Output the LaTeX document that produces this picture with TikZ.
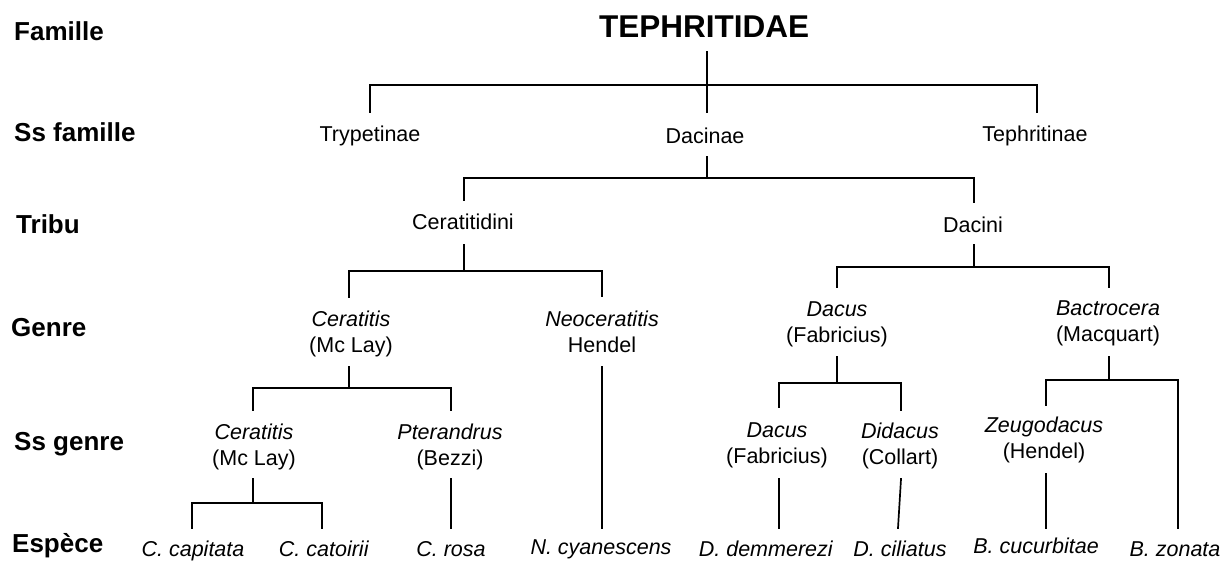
\documentclass[tikz,border=0pt]{standalone}
\usepackage{fontspec}
\setmainfont{Liberation Sans}
\begin{document}
\begin{tikzpicture}[x=1pt,y=-1pt,
  lvl/.style={font=\fontsize{26}{29}\selectfont\bfseries, anchor=base west, inner sep=0pt},
  ttl/.style={font=\fontsize{31.5}{34}\selectfont\bfseries, anchor=base, inner sep=0pt},
  tx/.style={font=\fontsize{21.5}{26}\selectfont, anchor=base, inner sep=0pt, align=center},
  ln/.style={line width=1.7pt, line cap=rect}]
\useasboundingbox (0,0) rectangle (1230,560);
% level labels
\node[lvl] (Lfam) at (14,40) {Famille};
\node[lvl] (Lsfam) at (14,141) {Ss famille};
\node[lvl] (Ltri) at (16,233) {Tribu};
\node[lvl] (Lgen) at (11,336) {Genre};
\node[lvl] (Lsgen) at (14,450) {Ss genre};
\node[lvl] (Lesp) at (12,552) {Espèce};
% title
\node[ttl] (teph) at (704,37) {TEPHRITIDAE};
% subfamilies
\node[tx] (tryp) at (370,141) {Trypetinae};
\node[tx] (daci) at (705,143) {Dacinae};
\node[tx] (tephr) at (1035,141) {Tephritinae};
% tribes
\node[tx] (cerat) at (463,229) {Ceratitidini};
\node[tx] (dacini) at (973,232) {Dacini};
% genera (y = baseline of the second line)
\node[tx] (gCer) at (351,352) {\textit{Ceratitis}\\(Mc Lay)};
\node[tx] (gNeo) at (602,352) {\textit{Neoceratitis}\\Hendel};
\node[tx] (gDac) at (837,342) {\textit{Dacus}\\(Fabricius)};
\node[tx] (gBac) at (1108,341) {\textit{Bactrocera}\\(Macquart)};
% subgenera
\node[tx] (sCer) at (254,465) {\textit{Ceratitis}\\(Mc Lay)};
\node[tx] (sPte) at (450,465) {\textit{Pterandrus}\\(Bezzi)};
\node[tx] (sDac) at (777,463) {\textit{Dacus}\\(Fabricius)};
\node[tx] (sDid) at (900,464) {\textit{Didacus}\\(Collart)};
\node[tx] (sZeu) at (1044,458) {\textit{Zeugodacus}\\(Hendel)};
% species
\node[tx] (cap) at (193,556) {\textit{C. capitata}};
\node[tx] (cat) at (324,556) {\textit{C. catoirii}};
\node[tx] (ros) at (451,556) {\textit{C. rosa}};
\node[tx] (cya) at (601,554) {\textit{N. cyanescens}};
\node[tx] (dem) at (766,556) {\textit{D. demmerezi}};
\node[tx] (cil) at (900,556) {\textit{D. ciliatus}};
\node[tx] (cuc) at (1036,553) {\textit{B. cucurbitae}};
\node[tx] (zon) at (1175,556) {\textit{B. zonata}};
% connector end points
\coordinate (tephB) at (707,52);
\coordinate (trypT) at (370,112);
\coordinate (daciT) at (707,112);
\coordinate (tephrT) at (1037,112);
\coordinate (daciB) at (707,157);
\coordinate (ceratT) at (464,200);
\coordinate (daciniT) at (974,202);
\coordinate (ceratB) at (464,245);
\coordinate (gCerT) at (349,297);
\coordinate (gNeoT) at (602,296);
\coordinate (daciniB) at (974,245);
\coordinate (gDacT) at (837,287);
\coordinate (gBacT) at (1109,287);
\coordinate (gCerB) at (349,367);
\coordinate (sCerT) at (253,410);
\coordinate (sPteT) at (451,410);
\coordinate (gNeoB) at (602,367);
\coordinate (cyaT) at (602,528);
\coordinate (gDacB) at (837,357);
\coordinate (sDacT) at (779,407);
\coordinate (sDidT) at (901,410);
\coordinate (gBacB) at (1109,357);
\coordinate (sZeuT) at (1046,405);
\coordinate (zonT) at (1178,528);
\coordinate (sCerB) at (253,479);
\coordinate (capT) at (192,528);
\coordinate (catT) at (322,528);
\coordinate (sPteB) at (451,479);
\coordinate (rosT) at (451,528);
\coordinate (sDacB) at (779,479);
\coordinate (demT) at (779,528);
\coordinate (sDidB) at (901,479);
\coordinate (cilT) at (898,528);
\coordinate (sZeuB) at (1046,474);
\coordinate (cucT) at (1046,528);
% connectors
\draw[ln] (tephB) -- (daciT);
\draw[ln] (trypT) -- ++(0,-27) -| (tephrT);
\draw[ln] (daciB) -- ++(0,21);
\draw[ln] (ceratT) -- ++(0,-22) -| (daciniT);
\draw[ln] (ceratB) -- ++(0,26);
\draw[ln] (gCerT) -- ++(0,-26) -| (gNeoT);
\draw[ln] (daciniB) -- ++(0,22);
\draw[ln] (gDacT) -- ++(0,-20) -| (gBacT);
\draw[ln] (gCerB) -- ++(0,21);
\draw[ln] (sCerT) -- ++(0,-22) -| (sPteT);
\draw[ln] (gNeoB) -- (cyaT);
\draw[ln] (gDacB) -- ++(0,26);
\draw[ln] (sDacT) -- ++(0,-24) -| (sDidT);
\draw[ln] (gBacB) -- ++(0,23);
\draw[ln] (sZeuT) -- ++(0,-25) -| (zonT);
\draw[ln] (sCerB) -- ++(0,24);
\draw[ln] (capT) -- ++(0,-25) -| (catT);
\draw[ln] (sPteB) -- (rosT);
\draw[ln] (sDacB) -- (demT);
\draw[ln] (sDidB) -- (cilT);
\draw[ln] (sZeuB) -- (cucT);
\end{tikzpicture}
\end{document}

------------------------------------------------------------

Write out the whole listing again, exactly, with no pictures.

Output the LaTeX document that produces this picture with TikZ.
\documentclass[tikz,border=0pt]{standalone}
\usepackage{fontspec}
\setmainfont{Liberation Sans}
\begin{document}
\begin{tikzpicture}[x=1pt,y=-1pt,
  lvl/.style={font=\fontsize{26}{29}\selectfont\bfseries, anchor=base west, inner sep=0pt},
  ttl/.style={font=\fontsize{31.5}{34}\selectfont\bfseries, anchor=base, inner sep=0pt},
  tx/.style={font=\fontsize{21.5}{26}\selectfont, anchor=base, inner sep=0pt, align=center},
  ln/.style={line width=1.7pt, line cap=rect}]
\useasboundingbox (0,0) rectangle (1230,560);
% level labels
\node[lvl] (Lfam) at (14,40) {Famille};
\node[lvl] (Lsfam) at (14,141) {Ss famille};
\node[lvl] (Ltri) at (16,233) {Tribu};
\node[lvl] (Lgen) at (11,336) {Genre};
\node[lvl] (Lsgen) at (14,450) {Ss genre};
\node[lvl] (Lesp) at (12,552) {Espèce};
% title
\node[ttl] (teph) at (704,37) {TEPHRITIDAE};
% subfamilies
\node[tx] (tryp) at (370,141) {Trypetinae};
\node[tx] (daci) at (705,143) {Dacinae};
\node[tx] (tephr) at (1035,141) {Tephritinae};
% tribes
\node[tx] (cerat) at (463,229) {Ceratitidini};
\node[tx] (dacini) at (973,232) {Dacini};
% genera (y = baseline of the second line)
\node[tx] (gCer) at (351,352) {\textit{Ceratitis}\\(Mc Lay)};
\node[tx] (gNeo) at (602,352) {\textit{Neoceratitis}\\Hendel};
\node[tx] (gDac) at (837,342) {\textit{Dacus}\\(Fabricius)};
\node[tx] (gBac) at (1108,341) {\textit{Bactrocera}\\(Macquart)};
% subgenera
\node[tx] (sCer) at (254,465) {\textit{Ceratitis}\\(Mc Lay)};
\node[tx] (sPte) at (450,465) {\textit{Pterandrus}\\(Bezzi)};
\node[tx] (sDac) at (777,463) {\textit{Dacus}\\(Fabricius)};
\node[tx] (sDid) at (900,464) {\textit{Didacus}\\(Collart)};
\node[tx] (sZeu) at (1044,458) {\textit{Zeugodacus}\\(Hendel)};
% species
\node[tx] (cap) at (193,556) {\textit{C. capitata}};
\node[tx] (cat) at (324,556) {\textit{C. catoirii}};
\node[tx] (ros) at (451,556) {\textit{C. rosa}};
\node[tx] (cya) at (601,554) {\textit{N. cyanescens}};
\node[tx] (dem) at (766,556) {\textit{D. demmerezi}};
\node[tx] (cil) at (900,556) {\textit{D. ciliatus}};
\node[tx] (cuc) at (1036,553) {\textit{B. cucurbitae}};
\node[tx] (zon) at (1175,556) {\textit{B. zonata}};
% connector end points
\coordinate (tephB) at (707,52);
\coordinate (trypT) at (370,112);
\coordinate (daciT) at (707,112);
\coordinate (tephrT) at (1037,112);
\coordinate (daciB) at (707,157);
\coordinate (ceratT) at (464,200);
\coordinate (daciniT) at (974,202);
\coordinate (ceratB) at (464,245);
\coordinate (gCerT) at (349,297);
\coordinate (gNeoT) at (602,296);
\coordinate (daciniB) at (974,245);
\coordinate (gDacT) at (837,287);
\coordinate (gBacT) at (1109,287);
\coordinate (gCerB) at (349,367);
\coordinate (sCerT) at (253,410);
\coordinate (sPteT) at (451,410);
\coordinate (gNeoB) at (602,367);
\coordinate (cyaT) at (602,528);
\coordinate (gDacB) at (837,357);
\coordinate (sDacT) at (779,407);
\coordinate (sDidT) at (901,410);
\coordinate (gBacB) at (1109,357);
\coordinate (sZeuT) at (1046,405);
\coordinate (zonT) at (1178,528);
\coordinate (sCerB) at (253,479);
\coordinate (capT) at (192,528);
\coordinate (catT) at (322,528);
\coordinate (sPteB) at (451,479);
\coordinate (rosT) at (451,528);
\coordinate (sDacB) at (779,479);
\coordinate (demT) at (779,528);
\coordinate (sDidB) at (901,479);
\coordinate (cilT) at (898,528);
\coordinate (sZeuB) at (1046,474);
\coordinate (cucT) at (1046,528);
% connectors
\draw[ln] (tephB) -- (daciT);
\draw[ln] (trypT) -- ++(0,-27) -| (tephrT);
\draw[ln] (daciB) -- ++(0,21);
\draw[ln] (ceratT) -- ++(0,-22) -| (daciniT);
\draw[ln] (ceratB) -- ++(0,26);
\draw[ln] (gCerT) -- ++(0,-26) -| (gNeoT);
\draw[ln] (daciniB) -- ++(0,22);
\draw[ln] (gDacT) -- ++(0,-20) -| (gBacT);
\draw[ln] (gCerB) -- ++(0,21);
\draw[ln] (sCerT) -- ++(0,-22) -| (sPteT);
\draw[ln] (gNeoB) -- (cyaT);
\draw[ln] (gDacB) -- ++(0,26);
\draw[ln] (sDacT) -- ++(0,-24) -| (sDidT);
\draw[ln] (gBacB) -- ++(0,23);
\draw[ln] (sZeuT) -- ++(0,-25) -| (zonT);
\draw[ln] (sCerB) -- ++(0,24);
\draw[ln] (capT) -- ++(0,-25) -| (catT);
\draw[ln] (sPteB) -- (rosT);
\draw[ln] (sDacB) -- (demT);
\draw[ln] (sDidB) -- (cilT);
\draw[ln] (sZeuB) -- (cucT);
\end{tikzpicture}
\end{document}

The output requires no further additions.